Given request
Repeat, exactly and in full, the lines of the listing below, but without any pictures.

Raw data
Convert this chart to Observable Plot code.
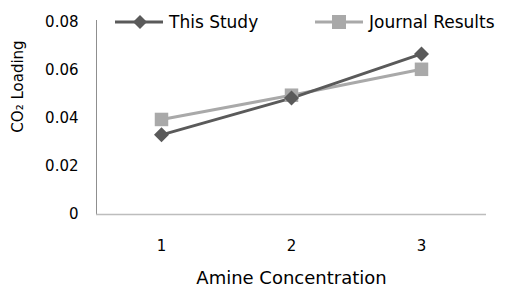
<!DOCTYPE html>
<html><head><meta charset="utf-8">
<script src="https://cdn.jsdelivr.net/npm/d3@7"></script>
<script src="https://cdn.jsdelivr.net/npm/@observablehq/plot@0.6"></script>
<style>
body{margin:0;background:#fff;font-family:"DejaVu Sans",Verdana,sans-serif;}
#wrap{position:relative;width:506px;height:298px;}
.leg{position:absolute;top:12px;font-size:17px;color:#000;display:flex;align-items:center;height:20px;}
.leg svg{margin-right:6px;}
</style></head>
<body><div id="wrap"></div>
<script>
const concentrations = ["1", "2", "3"];
const thisStudy = [0.0332, 0.0485, 0.0669];
const journal = [0.0396, 0.0497, 0.0605];
const yTicks = [0, 0.02, 0.04, 0.06, 0.08];
const seriesNames = ["This Study", "Journal Results"];
const colors = ["#5a5a5a", "#a9a9a9"];

const data = [];
concentrations.forEach((c, i) => {
  data.push({x: c, y: thisStudy[i], s: seriesNames[0]});
  data.push({x: c, y: journal[i], s: seriesNames[1]});
});

const rhombus = {draw(ctx, size) { const h = Math.sqrt(size) / 2; ctx.moveTo(0, -h); ctx.lineTo(h, 0); ctx.lineTo(0, h); ctx.lineTo(-h, 0); ctx.closePath(); }};
const sq = {draw(ctx, size) { const h = Math.sqrt(size) / 2; ctx.rect(-h, -h, 2 * h, 2 * h); }};

const chart = Plot.plot({
  width: 506, height: 298,
  marginLeft: 96, marginRight: 20, marginTop: 22, marginBottom: 84,
  style: {fontFamily: '"DejaVu Sans", Verdana, sans-serif', fontSize: "15px", color: "#000", background: "#fff"},
  x: {type: "band", domain: concentrations, padding: 0, label: null},
  y: {domain: [0, 0.08], label: null},
  marks: [
    Plot.axisY({ticks: yTicks, tickSize: 0, tickPadding: 18, tickFormat: d => d === 0 ? "0" : d.toFixed(2), fontSize: 15, label: null}),
    Plot.axisX({tickSize: 0, tickPadding: 26, fontSize: 15, label: null}),
    Plot.frame({anchor: "left", stroke: "#8f8f8f", strokeWidth: 1, insetTop: -2}),
    Plot.ruleY([0], {stroke: "#bdbdbd", strokeWidth: 1.5}),
    Plot.line(data.filter(d => d.s === seriesNames[1]), {x: "x", y: "y", stroke: colors[1], strokeWidth: 3}),
    Plot.line(data.filter(d => d.s === seriesNames[0]), {x: "x", y: "y", stroke: colors[0], strokeWidth: 3}),
    Plot.dot(data.filter(d => d.s === seriesNames[1]), {x: "x", y: "y", symbol: sq, r: 13.5 / Math.sqrt(Math.PI), fill: colors[1]}),
    Plot.dot(data.filter(d => d.s === seriesNames[0]), {x: "x", y: "y", symbol: rhombus, r: 15 / Math.sqrt(Math.PI), fill: colors[0]}),
    Plot.text(["CO₂ Loading"], {frameAnchor: "left", textAnchor: "middle", lineAnchor: "middle", rotate: -90, dx: -78, dy: -32, fontSize: 15, fill: "#000"}),
    Plot.text(["Amine Concentration"], {frameAnchor: "bottom", dy: 69, fontSize: 18, fill: "#000"})
  ]
});
const wrap = document.getElementById("wrap");
wrap.appendChild(chart);

const legPos = [115, 315];
seriesNames.forEach((n, i) => {
  const div = document.createElement("div");
  div.className = "leg";
  div.style.left = legPos[i] + "px";
  const sym = i === 0
    ? `<path d="M25,3 L32,10 L25,17 L18,10 Z" fill="${colors[0]}"/>`
    : `<rect x="17" y="3" width="14" height="14" fill="${colors[1]}"/>`;
  div.innerHTML = `<svg width="48" height="20"><line x1="0" x2="48" y1="10" y2="10" stroke="${colors[i]}" stroke-width="3"/>${sym}</svg><span>${n}</span>`;
  wrap.appendChild(div);
});
</script></body></html>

Output of the exercise
Convert this chart to Observable Plot code.
<!DOCTYPE html>
<html><head><meta charset="utf-8">
<script src="https://cdn.jsdelivr.net/npm/d3@7"></script>
<script src="https://cdn.jsdelivr.net/npm/@observablehq/plot@0.6"></script>
<style>
body{margin:0;background:#fff;font-family:"DejaVu Sans",Verdana,sans-serif;}
#wrap{position:relative;width:506px;height:298px;}
.leg{position:absolute;top:12px;font-size:17px;color:#000;display:flex;align-items:center;height:20px;}
.leg svg{margin-right:6px;}
</style></head>
<body><div id="wrap"></div>
<script>
const concentrations = ["1", "2", "3"];
const thisStudy = [0.0332, 0.0485, 0.0669];
const journal = [0.0396, 0.0497, 0.0605];
const yTicks = [0, 0.02, 0.04, 0.06, 0.08];
const seriesNames = ["This Study", "Journal Results"];
const colors = ["#5a5a5a", "#a9a9a9"];

const data = [];
concentrations.forEach((c, i) => {
  data.push({x: c, y: thisStudy[i], s: seriesNames[0]});
  data.push({x: c, y: journal[i], s: seriesNames[1]});
});

const rhombus = {draw(ctx, size) { const h = Math.sqrt(size) / 2; ctx.moveTo(0, -h); ctx.lineTo(h, 0); ctx.lineTo(0, h); ctx.lineTo(-h, 0); ctx.closePath(); }};
const sq = {draw(ctx, size) { const h = Math.sqrt(size) / 2; ctx.rect(-h, -h, 2 * h, 2 * h); }};

const chart = Plot.plot({
  width: 506, height: 298,
  marginLeft: 96, marginRight: 20, marginTop: 22, marginBottom: 84,
  style: {fontFamily: '"DejaVu Sans", Verdana, sans-serif', fontSize: "15px", color: "#000", background: "#fff"},
  x: {type: "band", domain: concentrations, padding: 0, label: null},
  y: {domain: [0, 0.08], label: null},
  marks: [
    Plot.axisY({ticks: yTicks, tickSize: 0, tickPadding: 18, tickFormat: d => d === 0 ? "0" : d.toFixed(2), fontSize: 15, label: null}),
    Plot.axisX({tickSize: 0, tickPadding: 26, fontSize: 15, label: null}),
    Plot.frame({anchor: "left", stroke: "#8f8f8f", strokeWidth: 1, insetTop: -2}),
    Plot.ruleY([0], {stroke: "#bdbdbd", strokeWidth: 1.5}),
    Plot.line(data.filter(d => d.s === seriesNames[1]), {x: "x", y: "y", stroke: colors[1], strokeWidth: 3}),
    Plot.line(data.filter(d => d.s === seriesNames[0]), {x: "x", y: "y", stroke: colors[0], strokeWidth: 3}),
    Plot.dot(data.filter(d => d.s === seriesNames[1]), {x: "x", y: "y", symbol: sq, r: 13.5 / Math.sqrt(Math.PI), fill: colors[1]}),
    Plot.dot(data.filter(d => d.s === seriesNames[0]), {x: "x", y: "y", symbol: rhombus, r: 15 / Math.sqrt(Math.PI), fill: colors[0]}),
    Plot.text(["CO₂ Loading"], {frameAnchor: "left", textAnchor: "middle", lineAnchor: "middle", rotate: -90, dx: -78, dy: -32, fontSize: 15, fill: "#000"}),
    Plot.text(["Amine Concentration"], {frameAnchor: "bottom", dy: 69, fontSize: 18, fill: "#000"})
  ]
});
const wrap = document.getElementById("wrap");
wrap.appendChild(chart);

const legPos = [115, 315];
seriesNames.forEach((n, i) => {
  const div = document.createElement("div");
  div.className = "leg";
  div.style.left = legPos[i] + "px";
  const sym = i === 0
    ? `<path d="M25,3 L32,10 L25,17 L18,10 Z" fill="${colors[0]}"/>`
    : `<rect x="17" y="3" width="14" height="14" fill="${colors[1]}"/>`;
  div.innerHTML = `<svg width="48" height="20"><line x1="0" x2="48" y1="10" y2="10" stroke="${colors[i]}" stroke-width="3"/>${sym}</svg><span>${n}</span>`;
  wrap.appendChild(div);
});
</script></body></html>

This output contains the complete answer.